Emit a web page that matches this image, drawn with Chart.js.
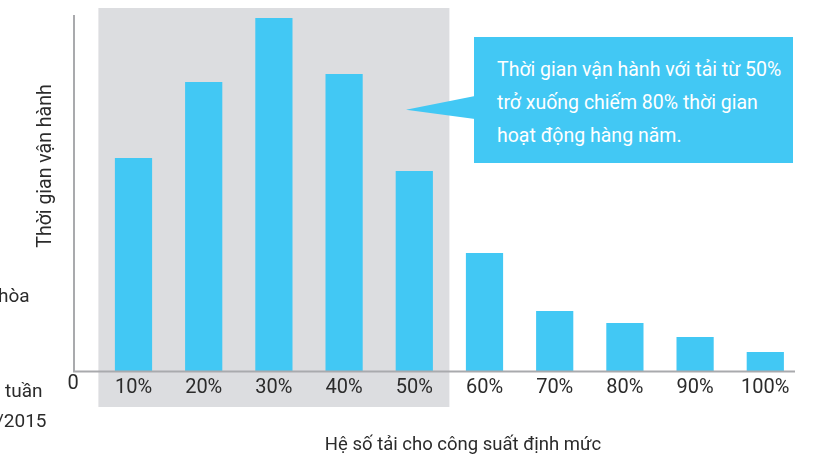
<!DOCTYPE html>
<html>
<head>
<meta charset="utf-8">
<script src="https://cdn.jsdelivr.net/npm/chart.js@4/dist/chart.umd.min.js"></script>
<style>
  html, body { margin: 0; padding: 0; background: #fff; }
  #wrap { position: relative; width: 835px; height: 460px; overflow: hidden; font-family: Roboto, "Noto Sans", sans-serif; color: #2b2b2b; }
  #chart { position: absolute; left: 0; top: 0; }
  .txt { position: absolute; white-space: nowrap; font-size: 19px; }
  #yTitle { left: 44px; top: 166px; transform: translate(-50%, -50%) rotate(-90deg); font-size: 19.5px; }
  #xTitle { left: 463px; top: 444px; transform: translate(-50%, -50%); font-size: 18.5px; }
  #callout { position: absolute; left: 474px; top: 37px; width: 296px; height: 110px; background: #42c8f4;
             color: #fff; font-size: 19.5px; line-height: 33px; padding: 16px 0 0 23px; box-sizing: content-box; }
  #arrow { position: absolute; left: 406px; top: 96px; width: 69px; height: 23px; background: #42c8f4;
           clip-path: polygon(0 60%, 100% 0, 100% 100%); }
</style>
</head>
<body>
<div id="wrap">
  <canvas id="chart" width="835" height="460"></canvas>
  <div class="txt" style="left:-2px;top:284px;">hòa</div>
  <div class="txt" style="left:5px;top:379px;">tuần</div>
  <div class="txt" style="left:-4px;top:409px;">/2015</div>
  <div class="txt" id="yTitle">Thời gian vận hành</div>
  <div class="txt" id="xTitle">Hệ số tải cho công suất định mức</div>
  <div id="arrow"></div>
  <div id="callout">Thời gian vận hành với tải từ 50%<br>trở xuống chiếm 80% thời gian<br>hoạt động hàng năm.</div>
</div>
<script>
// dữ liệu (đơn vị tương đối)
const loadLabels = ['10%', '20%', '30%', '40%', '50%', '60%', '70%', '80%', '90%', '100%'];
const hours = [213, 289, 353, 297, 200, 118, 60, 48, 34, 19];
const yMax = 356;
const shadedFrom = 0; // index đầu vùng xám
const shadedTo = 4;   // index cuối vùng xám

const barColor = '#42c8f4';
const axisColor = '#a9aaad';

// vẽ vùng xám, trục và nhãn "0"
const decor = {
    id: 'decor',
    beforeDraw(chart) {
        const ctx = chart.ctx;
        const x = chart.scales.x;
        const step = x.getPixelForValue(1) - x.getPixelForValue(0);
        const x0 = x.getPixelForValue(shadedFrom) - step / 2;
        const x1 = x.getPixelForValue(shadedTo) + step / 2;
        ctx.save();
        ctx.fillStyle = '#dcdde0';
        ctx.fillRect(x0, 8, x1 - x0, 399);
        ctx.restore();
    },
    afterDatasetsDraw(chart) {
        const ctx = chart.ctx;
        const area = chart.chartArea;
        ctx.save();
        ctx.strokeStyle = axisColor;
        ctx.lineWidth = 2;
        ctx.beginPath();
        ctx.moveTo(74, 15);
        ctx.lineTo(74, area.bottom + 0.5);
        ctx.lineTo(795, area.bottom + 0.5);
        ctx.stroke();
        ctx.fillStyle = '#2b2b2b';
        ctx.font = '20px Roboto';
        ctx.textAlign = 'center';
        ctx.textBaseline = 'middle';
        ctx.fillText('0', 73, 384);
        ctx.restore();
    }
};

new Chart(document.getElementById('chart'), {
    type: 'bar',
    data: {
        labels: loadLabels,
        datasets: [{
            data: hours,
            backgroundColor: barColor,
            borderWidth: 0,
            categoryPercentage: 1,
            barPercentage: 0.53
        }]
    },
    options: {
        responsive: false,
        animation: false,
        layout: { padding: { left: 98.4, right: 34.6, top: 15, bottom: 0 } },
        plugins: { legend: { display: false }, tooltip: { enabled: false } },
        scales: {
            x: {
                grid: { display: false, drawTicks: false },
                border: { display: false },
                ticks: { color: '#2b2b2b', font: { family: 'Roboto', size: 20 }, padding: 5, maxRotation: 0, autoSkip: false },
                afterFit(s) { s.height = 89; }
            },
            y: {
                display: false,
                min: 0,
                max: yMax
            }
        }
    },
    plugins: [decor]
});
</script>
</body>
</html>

════

Copy nothing but the lines from the top of the material through the line holding "const axisColor = '#a9aaad';", exactly as written; omit pictures.

■ **Answer to this exercise**
Emit a web page that matches this image, drawn with Chart.js.
<!DOCTYPE html>
<html>
<head>
<meta charset="utf-8">
<script src="https://cdn.jsdelivr.net/npm/chart.js@4/dist/chart.umd.min.js"></script>
<style>
  html, body { margin: 0; padding: 0; background: #fff; }
  #wrap { position: relative; width: 835px; height: 460px; overflow: hidden; font-family: Roboto, "Noto Sans", sans-serif; color: #2b2b2b; }
  #chart { position: absolute; left: 0; top: 0; }
  .txt { position: absolute; white-space: nowrap; font-size: 19px; }
  #yTitle { left: 44px; top: 166px; transform: translate(-50%, -50%) rotate(-90deg); font-size: 19.5px; }
  #xTitle { left: 463px; top: 444px; transform: translate(-50%, -50%); font-size: 18.5px; }
  #callout { position: absolute; left: 474px; top: 37px; width: 296px; height: 110px; background: #42c8f4;
             color: #fff; font-size: 19.5px; line-height: 33px; padding: 16px 0 0 23px; box-sizing: content-box; }
  #arrow { position: absolute; left: 406px; top: 96px; width: 69px; height: 23px; background: #42c8f4;
           clip-path: polygon(0 60%, 100% 0, 100% 100%); }
</style>
</head>
<body>
<div id="wrap">
  <canvas id="chart" width="835" height="460"></canvas>
  <div class="txt" style="left:-2px;top:284px;">hòa</div>
  <div class="txt" style="left:5px;top:379px;">tuần</div>
  <div class="txt" style="left:-4px;top:409px;">/2015</div>
  <div class="txt" id="yTitle">Thời gian vận hành</div>
  <div class="txt" id="xTitle">Hệ số tải cho công suất định mức</div>
  <div id="arrow"></div>
  <div id="callout">Thời gian vận hành với tải từ 50%<br>trở xuống chiếm 80% thời gian<br>hoạt động hàng năm.</div>
</div>
<script>
// dữ liệu (đơn vị tương đối)
const loadLabels = ['10%', '20%', '30%', '40%', '50%', '60%', '70%', '80%', '90%', '100%'];
const hours = [213, 289, 353, 297, 200, 118, 60, 48, 34, 19];
const yMax = 356;
const shadedFrom = 0; // index đầu vùng xám
const shadedTo = 4;   // index cuối vùng xám

const barColor = '#42c8f4';
const axisColor = '#a9aaad';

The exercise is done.